About two months ago, the Trump administration decided to cut billions of dollars in university funding. This broadside was part of a larger war against the higher education system, a war that thus far includes attempts at enforcing government sponsored ideological curriculum and increased police and ICE "enforcement" against university students. For some reason, many of Silicon Valley's most committed libertarians are very excited about this. This is odd to me. I would think that the government using its awesome power to tear down otherwise free institutions would be met with horror and disgust, just on principle alone.

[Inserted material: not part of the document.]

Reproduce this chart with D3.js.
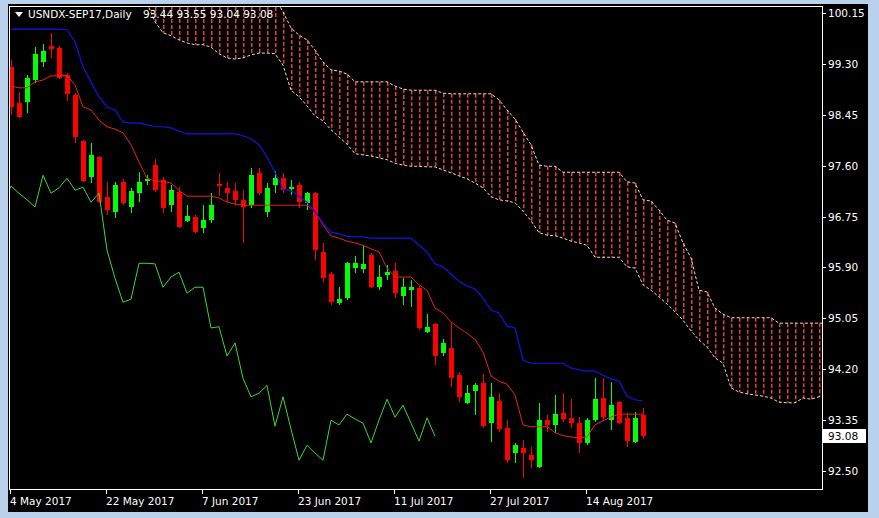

After a lot of heated conversations with some of my more entrepreneurial minded friends, and after reading quite a few bizarre tweets, texts, and blog posts from the MAGA wing of Silicon Valley, I've come to the realization that many in the Valley seem to fundamentally misunderstand the US university system. Mostly, this is because we are all hyper focused on an extremely small part of it. Everyone spends the vast majority of time talking about undergrad admissions, and the vast majority of that time is in turn spent talking about approximately 10 schools with a total undergraduate population of less than 75k students. There are ~20M undergrads, so we're talking about .3% of the total undergrad population, only .2% of the total US population aged 18-24, and .02% of the total US population.